*Problem*. Repeat the records below exactly, leaving out every picture.

*Provided entries*.
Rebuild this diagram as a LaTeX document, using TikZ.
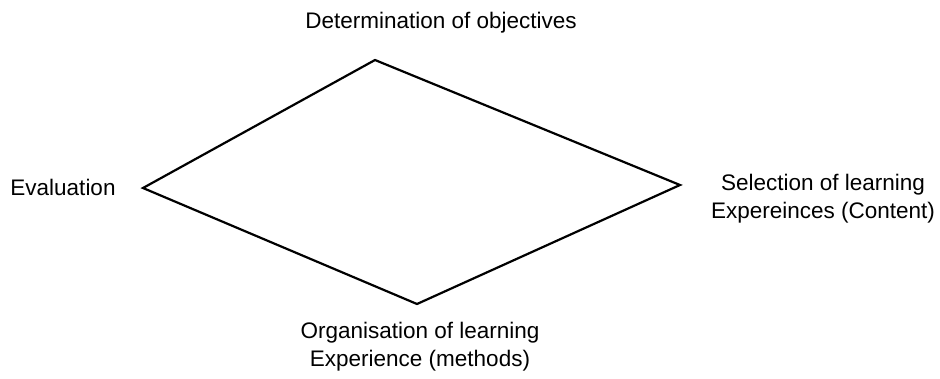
\documentclass[tikz,border=0pt]{standalone}
\usepackage{fontspec}
\setmainfont{Liberation Sans}
\begin{document}
\begin{tikzpicture}[x=1pt,y=-1pt,
  lbl/.style={font=\fontsize{22.5}{28}\selectfont, align=center, inner sep=0pt},
  edge/.style={draw=black, line width=2.2pt, line join=miter}]
\useasboundingbox (0,0) rectangle (940,378);
\coordinate (T) at (375,60);
\coordinate (L) at (143,188);
\coordinate (R) at (680,185);
\coordinate (B) at (417,304);
\draw[edge] (T) -- (R) -- (B) -- (L) -- cycle;
\node[lbl] (top) at (441,23) {Determination of objectives};
\node[lbl] (left) at (63,187) {Evaluation};
\node[lbl] (right) at (823,199) {Selection of learning\\Expereinces (Content)};
\node[lbl] (bottom) at (420,347) {Organisation of learning\\Experience (methods)};
\end{tikzpicture}
\end{document}
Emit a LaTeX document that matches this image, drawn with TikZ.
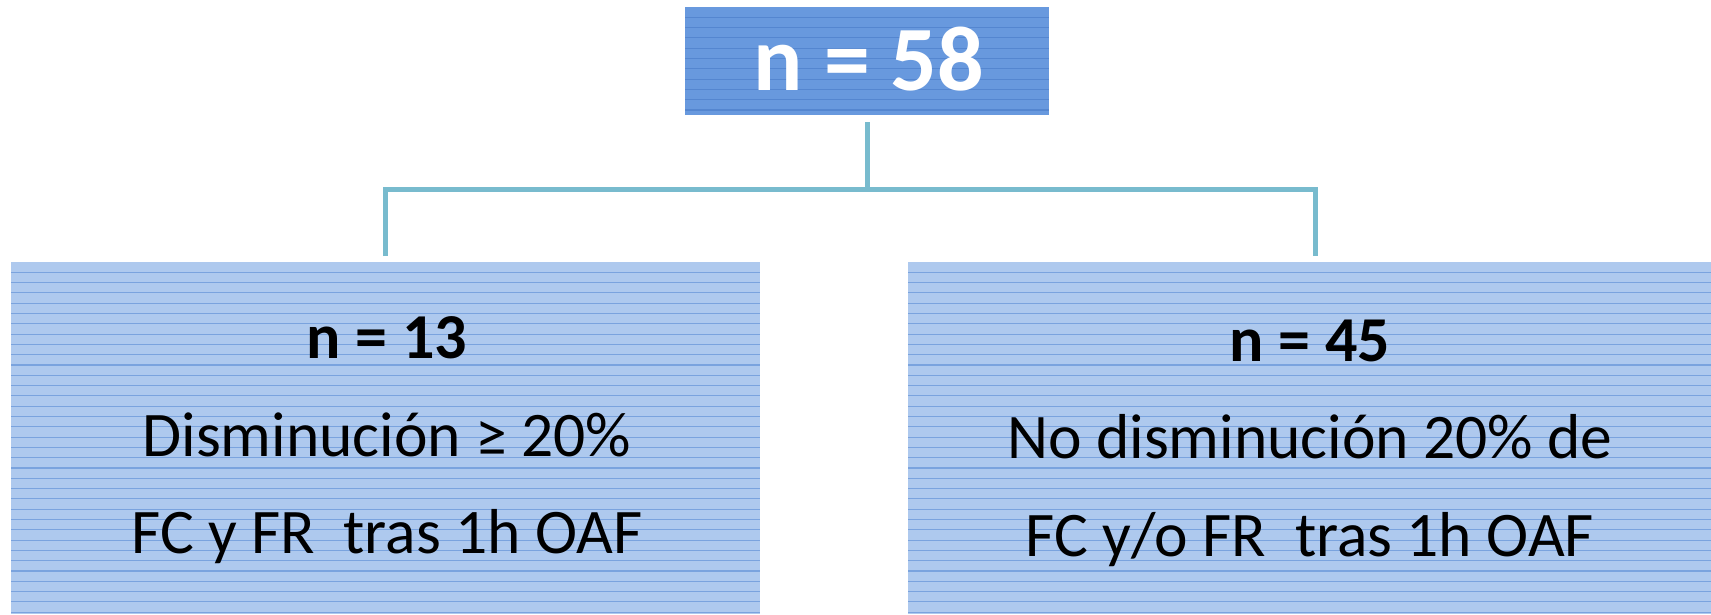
\documentclass[tikz,border=0pt]{standalone}
\usepackage{fontspec}
\setmainfont{Carlito}
\definecolor{topfill}{RGB}{104,153,222}
\definecolor{topline}{RGB}{84,134,208}
\definecolor{boxfill}{RGB}{174,201,238}
\definecolor{boxline}{RGB}{122,163,222}
\definecolor{conncol}{RGB}{120,187,206}
\tikzset{
  striped/.style={inner sep=0pt, outer sep=0pt, path picture={
      \foreach \i in {1,...,40}{
        \draw[#1, line width=1.1pt]
          ([yshift=-\i*10.3pt]path picture bounding box.north west) --
          ([yshift=-\i*10.3pt]path picture bounding box.north east);
      }}},
  topbox/.style={fill=topfill, striped=topline, minimum width=364pt, minimum height=108pt},
  lowbox/.style={fill=boxfill, striped=boxline, minimum height=352pt},
  conn/.style={draw=conncol, line width=5pt, line join=miter},
  big/.style={font=\fontsize{92}{110}\selectfont\bfseries, text=white, inner sep=0pt},
  hd/.style={font=\fontsize{64}{76}\selectfont\bfseries, anchor=base, inner sep=0pt},
  bd/.style={font=\fontsize{63.5}{76}\selectfont, anchor=base, inner sep=0pt}
}
\begin{document}
\begin{tikzpicture}[x=1pt,y=-1pt]
\useasboundingbox (0,0) rectangle (1711,614);
\node[topbox] (top) at (867,61) {};
\node[big] (t58) at (869,59) {n = 58};
\node[lowbox, minimum width=749pt] (L) at (385.5,438) {};
\node[lowbox, minimum width=803pt] (R) at (1309.5,438) {};
\node[hd] (l1) at (387,358) {n = 13};
\node[bd] (l2) at (387,456) {Disminución ≥ 20\%};
\node[bd] (l3) at (387,553) {FC y FR\ \ tras 1h OAF};
\node[hd] (r1) at (1310,361) {n = 45};
\node[bd] (r2) at (1310,458) {No disminución 20\% de};
\node[bd] (r3) at (1310,556) {FC y/o FR\ \ tras 1h OAF};
\coordinate (j) at (867,189.5);
\draw[conn] ([yshift=-7pt]top.south) -- (j);
\draw[conn] ([yshift=6pt]L.north) |- (j) -| ([xshift=6pt,yshift=6pt]R.north);
\end{tikzpicture}
\end{document}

*Complete response*.
Rebuild this diagram as a LaTeX document, using TikZ.
\documentclass[tikz,border=0pt]{standalone}
\usepackage{fontspec}
\setmainfont{Liberation Sans}
\begin{document}
\begin{tikzpicture}[x=1pt,y=-1pt,
  lbl/.style={font=\fontsize{22.5}{28}\selectfont, align=center, inner sep=0pt},
  edge/.style={draw=black, line width=2.2pt, line join=miter}]
\useasboundingbox (0,0) rectangle (940,378);
\coordinate (T) at (375,60);
\coordinate (L) at (143,188);
\coordinate (R) at (680,185);
\coordinate (B) at (417,304);
\draw[edge] (T) -- (R) -- (B) -- (L) -- cycle;
\node[lbl] (top) at (441,23) {Determination of objectives};
\node[lbl] (left) at (63,187) {Evaluation};
\node[lbl] (right) at (823,199) {Selection of learning\\Expereinces (Content)};
\node[lbl] (bottom) at (420,347) {Organisation of learning\\Experience (methods)};
\end{tikzpicture}
\end{document}
Emit a LaTeX document that matches this image, drawn with TikZ.
\documentclass[tikz,border=0pt]{standalone}
\usepackage{fontspec}
\setmainfont{Carlito}
\definecolor{topfill}{RGB}{104,153,222}
\definecolor{topline}{RGB}{84,134,208}
\definecolor{boxfill}{RGB}{174,201,238}
\definecolor{boxline}{RGB}{122,163,222}
\definecolor{conncol}{RGB}{120,187,206}
\tikzset{
  striped/.style={inner sep=0pt, outer sep=0pt, path picture={
      \foreach \i in {1,...,40}{
        \draw[#1, line width=1.1pt]
          ([yshift=-\i*10.3pt]path picture bounding box.north west) --
          ([yshift=-\i*10.3pt]path picture bounding box.north east);
      }}},
  topbox/.style={fill=topfill, striped=topline, minimum width=364pt, minimum height=108pt},
  lowbox/.style={fill=boxfill, striped=boxline, minimum height=352pt},
  conn/.style={draw=conncol, line width=5pt, line join=miter},
  big/.style={font=\fontsize{92}{110}\selectfont\bfseries, text=white, inner sep=0pt},
  hd/.style={font=\fontsize{64}{76}\selectfont\bfseries, anchor=base, inner sep=0pt},
  bd/.style={font=\fontsize{63.5}{76}\selectfont, anchor=base, inner sep=0pt}
}
\begin{document}
\begin{tikzpicture}[x=1pt,y=-1pt]
\useasboundingbox (0,0) rectangle (1711,614);
\node[topbox] (top) at (867,61) {};
\node[big] (t58) at (869,59) {n = 58};
\node[lowbox, minimum width=749pt] (L) at (385.5,438) {};
\node[lowbox, minimum width=803pt] (R) at (1309.5,438) {};
\node[hd] (l1) at (387,358) {n = 13};
\node[bd] (l2) at (387,456) {Disminución ≥ 20\%};
\node[bd] (l3) at (387,553) {FC y FR\ \ tras 1h OAF};
\node[hd] (r1) at (1310,361) {n = 45};
\node[bd] (r2) at (1310,458) {No disminución 20\% de};
\node[bd] (r3) at (1310,556) {FC y/o FR\ \ tras 1h OAF};
\coordinate (j) at (867,189.5);
\draw[conn] ([yshift=-7pt]top.south) -- (j);
\draw[conn] ([yshift=6pt]L.north) |- (j) -| ([xshift=6pt,yshift=6pt]R.north);
\end{tikzpicture}
\end{document}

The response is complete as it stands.